## START Task data

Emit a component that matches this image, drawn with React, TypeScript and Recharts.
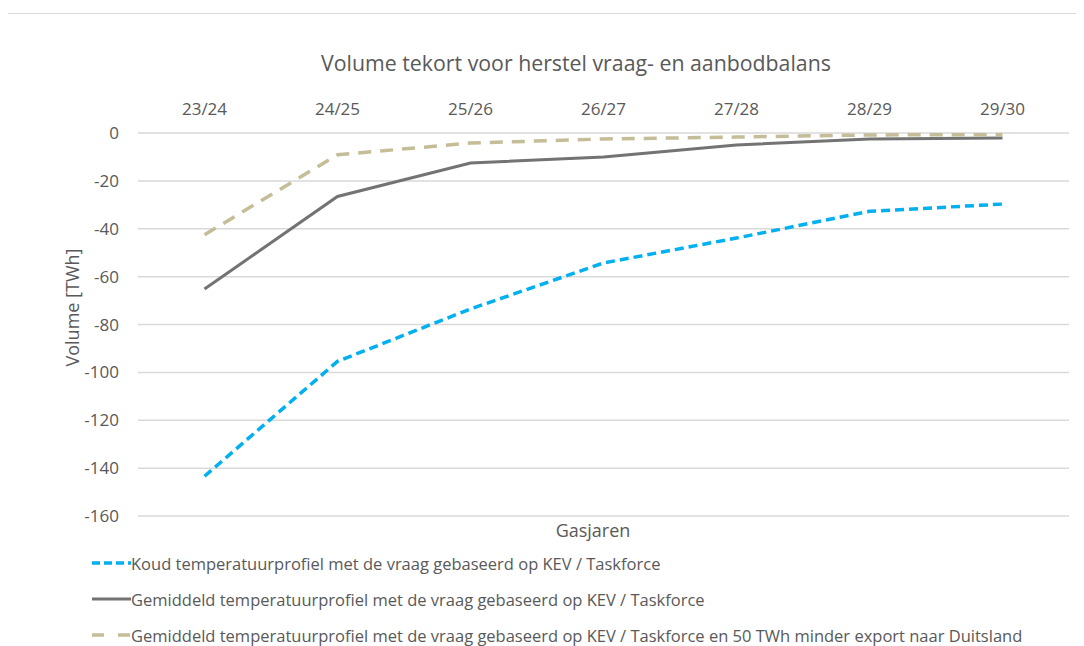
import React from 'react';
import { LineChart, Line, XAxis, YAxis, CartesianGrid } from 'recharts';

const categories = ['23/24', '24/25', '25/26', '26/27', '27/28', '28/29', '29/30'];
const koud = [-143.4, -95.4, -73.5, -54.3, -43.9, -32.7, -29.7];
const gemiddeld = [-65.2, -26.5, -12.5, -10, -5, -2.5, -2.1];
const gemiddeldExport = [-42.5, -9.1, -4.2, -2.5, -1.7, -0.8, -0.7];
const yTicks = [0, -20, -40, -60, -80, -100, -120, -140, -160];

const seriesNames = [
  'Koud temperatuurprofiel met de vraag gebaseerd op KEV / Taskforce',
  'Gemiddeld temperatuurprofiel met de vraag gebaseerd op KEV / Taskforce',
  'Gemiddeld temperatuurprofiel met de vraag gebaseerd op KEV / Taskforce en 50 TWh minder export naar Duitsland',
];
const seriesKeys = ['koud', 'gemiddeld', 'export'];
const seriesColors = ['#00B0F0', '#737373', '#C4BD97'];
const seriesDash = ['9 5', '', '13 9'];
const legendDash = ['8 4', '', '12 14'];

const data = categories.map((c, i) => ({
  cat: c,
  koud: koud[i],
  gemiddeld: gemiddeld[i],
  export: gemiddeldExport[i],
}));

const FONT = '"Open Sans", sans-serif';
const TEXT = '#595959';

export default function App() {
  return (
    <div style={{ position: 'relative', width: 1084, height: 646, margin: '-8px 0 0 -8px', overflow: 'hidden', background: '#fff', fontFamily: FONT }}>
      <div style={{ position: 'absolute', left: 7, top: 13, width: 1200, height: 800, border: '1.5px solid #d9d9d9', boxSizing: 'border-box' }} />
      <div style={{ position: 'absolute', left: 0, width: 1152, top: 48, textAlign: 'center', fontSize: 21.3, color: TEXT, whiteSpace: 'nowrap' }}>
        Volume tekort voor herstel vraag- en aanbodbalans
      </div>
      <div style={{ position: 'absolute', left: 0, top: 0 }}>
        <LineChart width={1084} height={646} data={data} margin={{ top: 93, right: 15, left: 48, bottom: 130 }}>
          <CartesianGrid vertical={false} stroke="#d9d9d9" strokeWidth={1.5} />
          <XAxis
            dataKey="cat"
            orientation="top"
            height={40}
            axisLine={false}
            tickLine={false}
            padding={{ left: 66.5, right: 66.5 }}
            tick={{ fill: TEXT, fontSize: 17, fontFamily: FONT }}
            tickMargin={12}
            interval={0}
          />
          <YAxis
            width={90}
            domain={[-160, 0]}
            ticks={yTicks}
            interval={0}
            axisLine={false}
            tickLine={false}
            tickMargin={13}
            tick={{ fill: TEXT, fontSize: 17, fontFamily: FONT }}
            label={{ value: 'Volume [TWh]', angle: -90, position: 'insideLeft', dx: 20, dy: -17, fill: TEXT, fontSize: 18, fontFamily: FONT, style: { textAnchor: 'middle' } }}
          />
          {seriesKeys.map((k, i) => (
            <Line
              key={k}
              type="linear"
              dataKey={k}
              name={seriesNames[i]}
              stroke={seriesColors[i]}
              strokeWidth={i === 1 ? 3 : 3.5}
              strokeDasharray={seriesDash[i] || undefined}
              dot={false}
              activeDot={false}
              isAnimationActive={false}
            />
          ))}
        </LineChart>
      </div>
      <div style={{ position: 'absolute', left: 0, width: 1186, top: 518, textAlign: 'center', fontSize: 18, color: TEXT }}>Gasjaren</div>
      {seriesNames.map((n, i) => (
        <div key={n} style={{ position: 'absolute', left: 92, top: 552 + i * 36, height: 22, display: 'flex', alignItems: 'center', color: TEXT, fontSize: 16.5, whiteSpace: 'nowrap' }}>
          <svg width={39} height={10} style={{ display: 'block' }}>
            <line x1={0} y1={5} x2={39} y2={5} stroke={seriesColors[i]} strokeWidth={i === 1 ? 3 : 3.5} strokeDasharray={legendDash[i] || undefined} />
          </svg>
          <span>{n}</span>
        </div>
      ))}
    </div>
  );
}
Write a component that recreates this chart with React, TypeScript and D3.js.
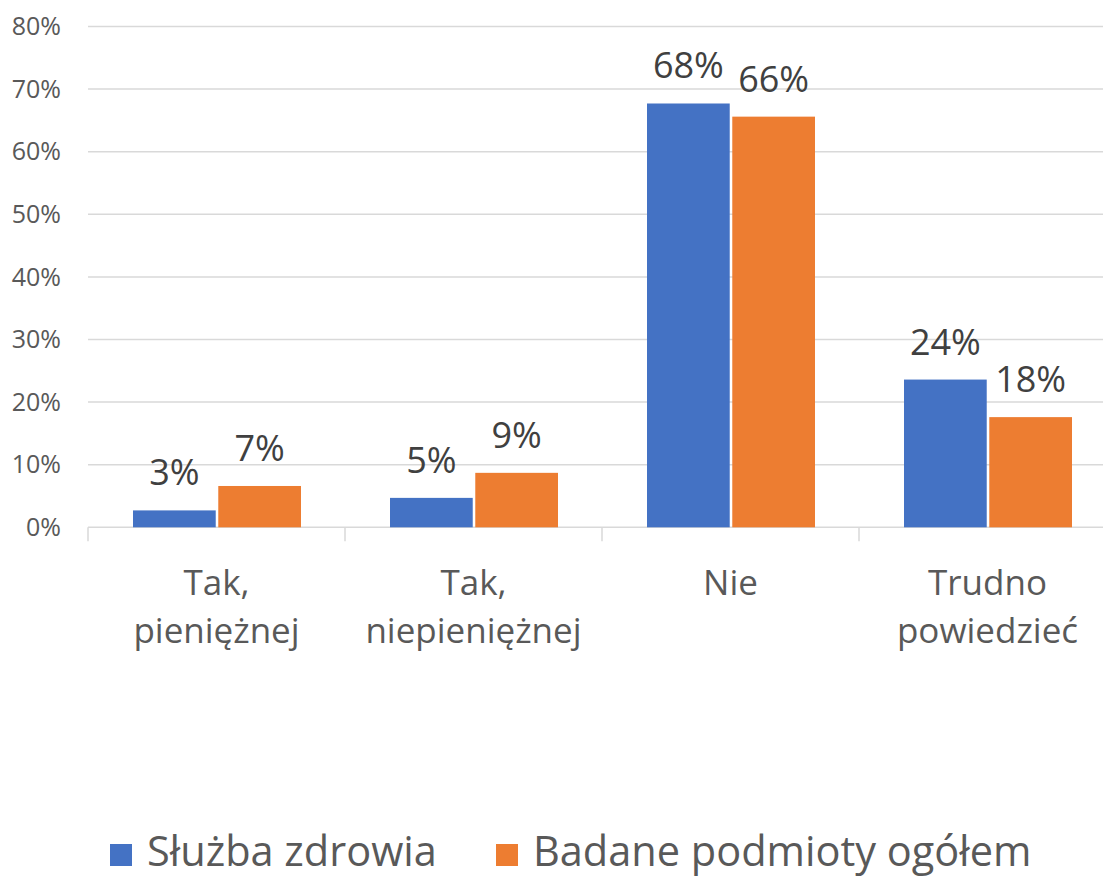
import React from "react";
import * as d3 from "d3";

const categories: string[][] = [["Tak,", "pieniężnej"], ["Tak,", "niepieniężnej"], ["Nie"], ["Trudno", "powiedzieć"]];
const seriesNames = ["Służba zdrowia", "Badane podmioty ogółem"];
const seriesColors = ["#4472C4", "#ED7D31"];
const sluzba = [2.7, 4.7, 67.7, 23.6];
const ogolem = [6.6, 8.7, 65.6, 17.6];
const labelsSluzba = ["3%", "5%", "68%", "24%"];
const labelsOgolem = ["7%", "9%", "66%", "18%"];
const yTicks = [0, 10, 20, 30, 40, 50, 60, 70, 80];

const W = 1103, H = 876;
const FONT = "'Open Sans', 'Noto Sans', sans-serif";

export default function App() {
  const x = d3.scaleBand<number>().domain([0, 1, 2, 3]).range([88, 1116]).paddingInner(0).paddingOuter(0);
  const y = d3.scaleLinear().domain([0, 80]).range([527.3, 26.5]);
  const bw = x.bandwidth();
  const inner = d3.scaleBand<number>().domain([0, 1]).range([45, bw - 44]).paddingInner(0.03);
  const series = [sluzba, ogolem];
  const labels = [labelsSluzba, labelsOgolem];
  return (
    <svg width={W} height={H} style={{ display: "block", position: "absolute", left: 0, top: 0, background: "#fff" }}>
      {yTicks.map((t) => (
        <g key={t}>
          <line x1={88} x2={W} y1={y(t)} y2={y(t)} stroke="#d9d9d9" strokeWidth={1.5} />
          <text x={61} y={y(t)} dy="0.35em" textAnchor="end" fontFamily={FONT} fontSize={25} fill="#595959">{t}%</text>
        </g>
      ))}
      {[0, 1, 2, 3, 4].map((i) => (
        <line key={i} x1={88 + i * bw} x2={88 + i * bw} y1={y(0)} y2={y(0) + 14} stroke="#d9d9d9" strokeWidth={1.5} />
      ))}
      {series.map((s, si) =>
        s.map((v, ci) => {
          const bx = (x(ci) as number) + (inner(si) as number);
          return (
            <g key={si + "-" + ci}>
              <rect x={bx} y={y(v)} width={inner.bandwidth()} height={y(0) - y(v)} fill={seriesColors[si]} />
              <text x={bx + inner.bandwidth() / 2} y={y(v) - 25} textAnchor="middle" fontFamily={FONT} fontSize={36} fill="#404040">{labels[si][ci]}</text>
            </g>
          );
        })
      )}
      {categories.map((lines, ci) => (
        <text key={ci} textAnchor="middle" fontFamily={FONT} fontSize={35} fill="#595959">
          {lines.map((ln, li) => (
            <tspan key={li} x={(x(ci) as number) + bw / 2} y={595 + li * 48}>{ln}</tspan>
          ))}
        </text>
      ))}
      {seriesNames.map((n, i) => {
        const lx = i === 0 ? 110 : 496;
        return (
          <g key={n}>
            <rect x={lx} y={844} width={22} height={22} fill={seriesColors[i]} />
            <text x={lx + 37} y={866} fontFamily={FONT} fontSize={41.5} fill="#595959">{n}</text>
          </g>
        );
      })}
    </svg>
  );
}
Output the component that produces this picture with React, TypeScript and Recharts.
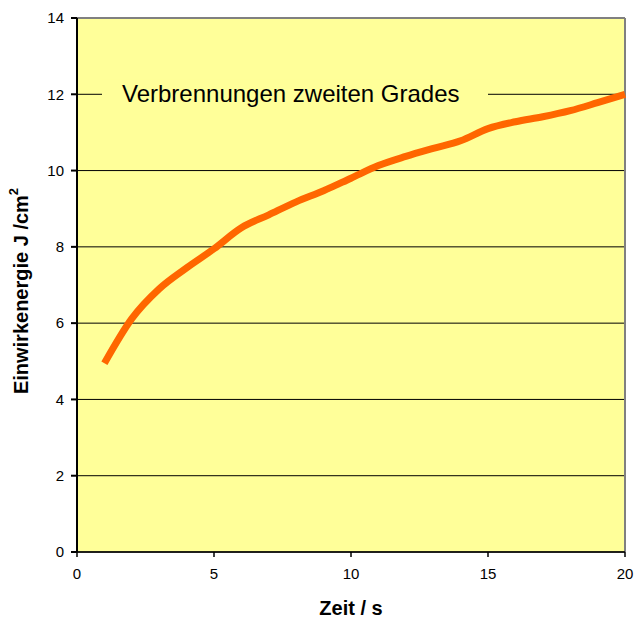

## END Task data

▸ **Objective**: Extract the lines exactly, please: the first line of the listing, the line with "XAxis, YAxis, CartesianGrid", and every line between them, but no pictures.

▸ **Task answer**:
Emit a component that matches this image, drawn with React, TypeScript and Recharts.
import React from 'react';
import { LineChart, Line, XAxis, YAxis, CartesianGrid } from 'recharts';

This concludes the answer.